[START Information provided]
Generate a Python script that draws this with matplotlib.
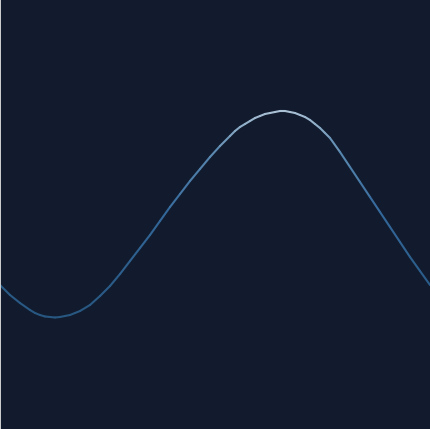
import numpy as np
import matplotlib
matplotlib.use('Agg')
import matplotlib.pyplot as plt
from matplotlib.collections import LineCollection
from matplotlib.colors import LinearSegmentedColormap
from matplotlib.patches import Rectangle

# curve (x position, pixel row from top)
xs = [0, 10, 20, 30, 35, 40, 45, 50, 55, 60, 65, 70, 75, 80, 90, 100, 110,
      120, 130, 140, 150, 160, 170, 180, 190, 200, 210, 220, 230, 235, 240,
      245, 250, 255, 260, 265, 270, 275, 280, 285, 290, 295, 300, 305, 310,
      315, 320, 325, 330, 340, 350, 360, 370, 380, 390, 400, 410, 420, 430]
py = [285, 295, 303, 310, 313, 315, 316.5, 317, 317.5, 317, 316, 315, 313,
      311, 305, 296, 286, 274, 261, 248, 235, 221, 207, 194, 181, 169, 157,
      146, 136, 131, 127, 124, 121, 118, 116, 114, 113, 112, 111, 111, 112,
      113, 115, 117, 120, 124, 128, 133, 138, 152, 167, 182, 197, 212, 227,
      242, 257, 271, 285]
ys = [429 - p for p in py]

bg = '#111b2d'
fig = plt.figure(figsize=(4.3, 4.29), dpi=100, facecolor=bg)
ax = fig.add_axes([0, 0, 1, 1])
ax.set_facecolor(bg)

x = np.array(xs, dtype=float)
y = np.array(ys, dtype=float)
pts = np.column_stack([x, y]).reshape(-1, 1, 2)
segs = np.concatenate([pts[:-1], pts[1:]], axis=1)

cmap = LinearSegmentedColormap.from_list(
    'glow', [(0, '#275680'), (0.5, '#33679a'), (0.8, '#5a88b0'), (1, '#aac0d4')])
mid = (y[:-1] + y[1:]) / 2
lc = LineCollection(segs, cmap=cmap, norm=plt.Normalize(y.min(), y.max()),
                    linewidth=1.5, capstyle='round', joinstyle='round')
lc.set_array(mid)
ax.add_collection(lc)

ax.set_xlim(0, 430)
ax.set_ylim(0, 429)
ax.axis('off')

# thin light strip on the left edge
fig.patches.append(Rectangle((0, 0), 1.2 / 430, 1, transform=fig.transFigure,
                             facecolor='#c9cbce', edgecolor='none'))

fig.savefig('out.png', dpi=100, facecolor=bg)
[END Information provided]
Written request. Pictures stay out. Print the data exactly, from its first line through the line containing "from matplotlib.patches import Rectangle".

Output.
Generate a Python script that draws this with matplotlib.
import numpy as np
import matplotlib
matplotlib.use('Agg')
import matplotlib.pyplot as plt
from matplotlib.collections import LineCollection
from matplotlib.colors import LinearSegmentedColormap
from matplotlib.patches import Rectangle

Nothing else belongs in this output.